In Norway, Jensen chairs the scientific advisory board of NorwAI, the Norwegian Research Center for AI Innovation (2020-); and in Germany, he serves on the scientific advisory board of the Max Planck Institute for Informatics, Saarbrücken (2019–2023). Finally, he serves on the board of directors of VILLUM FONDEN (since 2018).
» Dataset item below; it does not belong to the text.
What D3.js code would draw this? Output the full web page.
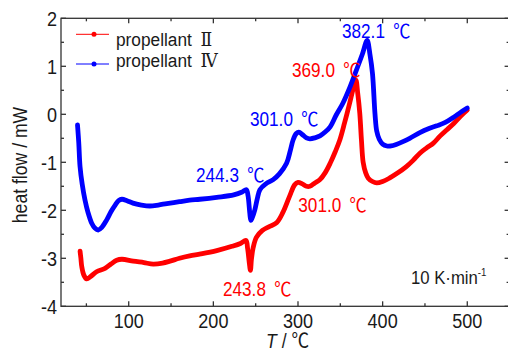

Jensen has been editor-in-chief for The VLDB Journal (2008–2014) and ACM Transactions on Database Systems (2014–2020).

== Awards ==
- 2022 SIGMOD Contributions Award
- The 2019 IEEE TCDE Impact Award
- Knight, Order of Dannebrog (Ridder af Dannebrog), appointed by Queen Margrethe II of Denmark, 2016
- The Villum Kann Rasmussen Annual Award for Technical and Scientific Research 2011 (award accompanied by DKK 2,500,000)
- Telenor's Nordic Research Award 2002 (theme: "Mobility and wireless access to the Internet—technologies, new services, and applications;" award accompanied by NOK 250,000)
- Director Ib Henriksen's Research Award 2001 (award accompanied by DKK 250,000)

== Publications ==
Christian S. Jensen has published over 500 publications and is cited frequently.
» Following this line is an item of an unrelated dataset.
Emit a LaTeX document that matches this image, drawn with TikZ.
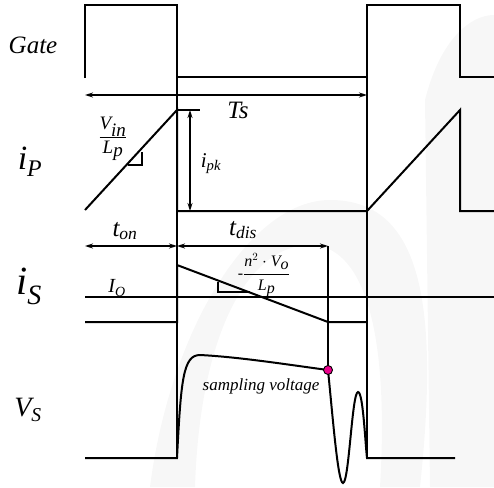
\documentclass[tikz,border=0pt]{standalone}
\usepackage{fontspec}
\setmainfont{Liberation Serif}
\usetikzlibrary{arrows.meta}
\newcommand{\ti}[1]{\textit{#1}}
\begin{document}
\begin{tikzpicture}[x=1pt,y=-1pt,
  wave/.style={line width=2pt,line join=miter},
  guide/.style={line width=1.4pt},
  dim/.style={line width=1.3pt,{Stealth[length=8pt,width=5pt]}-{Stealth[length=8pt,width=5pt]}},
  lbl/.style={inner sep=0pt}]
\useasboundingbox (0,0) rectangle (494,487);
% faint watermark
\fill[black!3] (150,487) .. controls (170,330) and (250,200) .. (330,200) .. controls (420,200) and (440,300) .. (420,487) -- (380,487) .. controls (390,320) and (360,245) .. (310,245) .. controls (250,245) and (200,330) .. (195,487) -- cycle;
\fill[black!3] (425,100) .. controls (440,40) and (470,15) .. (494,15) -- (494,487) -- (430,487) -- cycle;
% guide lines
\draw[guide] (177,5) -- (177,458);
\draw[guide] (367,5) -- (367,458);
\draw[guide] (85,297) -- (494,297);
% Gate
\draw[wave] (85,78) -- (85,5) -- (177,5) -- (177,77) -- (367,77) -- (367,5) -- (460,5) -- (460,77) -- (494,77);
% Ts
\coordinate (tsL) at (85,95); \coordinate (tsR) at (367,95);
\draw[dim] (tsL) -- (tsR);
\node[lbl,font=\fontsize{25}{25}\selectfont\itshape] (ts) at (238,110) {Ts};
% iP
\draw[wave] (85,210) -- (177,110) -- (177,211) -- (367,211) -- (460,110) -- (460,211) -- (494,211);
\draw[guide] (177,110) -- (200,110);
\coordinate (pkT) at (190,110); \coordinate (pkB) at (190,211);
\draw[dim] (pkT) -- (pkB);
\node[lbl,font=\fontsize{21}{21}\selectfont\itshape] (ipk) at (211,164) {i\textsubscript{pk}};
\node[lbl,font=\fontsize{19}{19}\selectfont] (vin) at (113,139) {$\displaystyle\frac{\ti{V}_{\ti{in}}}{\ti{L}_{\ti{p}}}$};
\draw[guide] (128,165) -- (142,165) -- (142,152);
% ton / tdis
\coordinate (a1) at (85,246); \coordinate (a2) at (177,246); \coordinate (a3) at (328,246);
\draw[dim] (a1) -- (a2);
\draw[dim] (a2) -- (a3);
\node[lbl,font=\fontsize{25}{25}\selectfont\itshape] (ton) at (125,231) {t\textsubscript{on}};
\node[lbl,font=\fontsize{25}{25}\selectfont\itshape] (tdis) at (243,230) {t\textsubscript{dis}};
% iS
\draw[wave] (85,322) -- (177,322) -- (177,265) -- (328,322) -- (367,322);
\draw[guide] (218,282) -- (218,292) -- (250,292);
\node[lbl,font=\fontsize{20}{20}\selectfont\itshape] (io) at (117,288) {I\textsubscript{O}};
\node[lbl,font=\fontsize{16}{16}\selectfont] (slope) at (264,275) {-$\displaystyle\frac{\ti{n}^{2}\cdot\ti{V}_{\ti{o}}}{\ti{L}_{\ti{p}}}$};
% sample line
\coordinate (samp) at (328,370);
\draw[guide] (a3) -- (samp);
% Vs
\draw[wave] (85,458) -- (177,458) .. controls (181,380) and (183,355) .. (200,355) .. controls (240,357) and (290,365) .. (samp) .. controls (333,420) and (338,483) .. (343,483) .. controls (349,483) and (352,392) .. (358,392) .. controls (363,392) and (365,440) .. (367,458) -- (455,458);
\node[circle,draw=black,fill=magenta,inner sep=0pt,minimum size=9pt,line width=0.9pt] (dot) at (samp) {};
\node[lbl,font=\fontsize{17}{17}\selectfont\itshape] (sv) at (261,386) {sampling voltage};
% left labels
\node[lbl,font=\fontsize{25}{25}\selectfont\itshape] (gate) at (33,45) {Gate};
\node[lbl,font=\fontsize{34}{34}\selectfont\itshape] (ip) at (30,162) {i\textsubscript{P}};
\node[lbl,font=\fontsize{40}{40}\selectfont\itshape] (is) at (29,286) {i\textsubscript{S}};
\node[lbl,font=\fontsize{28}{28}\selectfont\itshape] (vs) at (28,410) {V\textsubscript{S}};
\end{tikzpicture}
\end{document}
=== Selected publications ===

- X. Cao, G. Cong, and C. S. Jensen, Efficient Processing of Spatial Group Keyword Queries, in ACM Transactions on Database Systems, 40(2), article 13, 48 pages, June 2015.
- X. Cao, G. Cong, C. S. Jensen, and M. L. Yiu, Retrieving Regions of Interest for User Exploration, in Proceedings of the VLDB Endowment, 7(9): 733–744, May 2014.
- C. S. Jensen, T. B. Pedersen, and C. Thomsen, Multidimensional Databases and Data Warehousing, Morgan & Claypool Publishers, 2010, 111 pages.
- G. Cong, C. S. Jensen, and D. Wu, Efficient Retrieval of the Top-k Most Relevant Spatial Web Objects, in Proceedings of the VLDB Endowment, 2(1–2): 337–348, 2009.
- R. Benetis, C. S. Jensen, G. Karciauskas, and S. Saltenis, Nearest Neighbor and Reverse Nearest Neighbor Queries for Moving Objects, The VLDB Journal, 15(3): 229–250, September 2006.
- R. H. Güting, M. Böhlen, M. Erwig, C. S. Jensen, N. Lorentzos, M. Schneider, and M. Vazirgiannis, A Foundation for Representing and Querying Moving Objects, ACM Transactions on Database Systems, 25(1): 1–42, March 2000.
- S. Saltenis, C. S. Jensen, S. Leutenegger, and M. Lopez, Indexing the Positions of Continuously Moving Objects, in Proceedings of the 2000 ACM SIGMOD International Conference on the Management of Data, 2000, pp. 331–342.
- M. Böhlen, C. S. Jensen, and R. T. Snodgrass, Temporal Statement Modifiers, ACM Transactions on Database Systems, 25(4): 407–456, December 2000.
- C. S. Jensen, Temporal Database Management, Faculty of Engineering and Science, Aalborg University, August 1999, 1328+xxxviii pages. Dr.Techn. thesis. (http://www.cs.aau.dk/˜csj/Thesis/)
- C. S. Jensen and R. T. Snodgrass, Semantics of Time-Varying Information, Information Systems, 21(4): 311–352, 1996.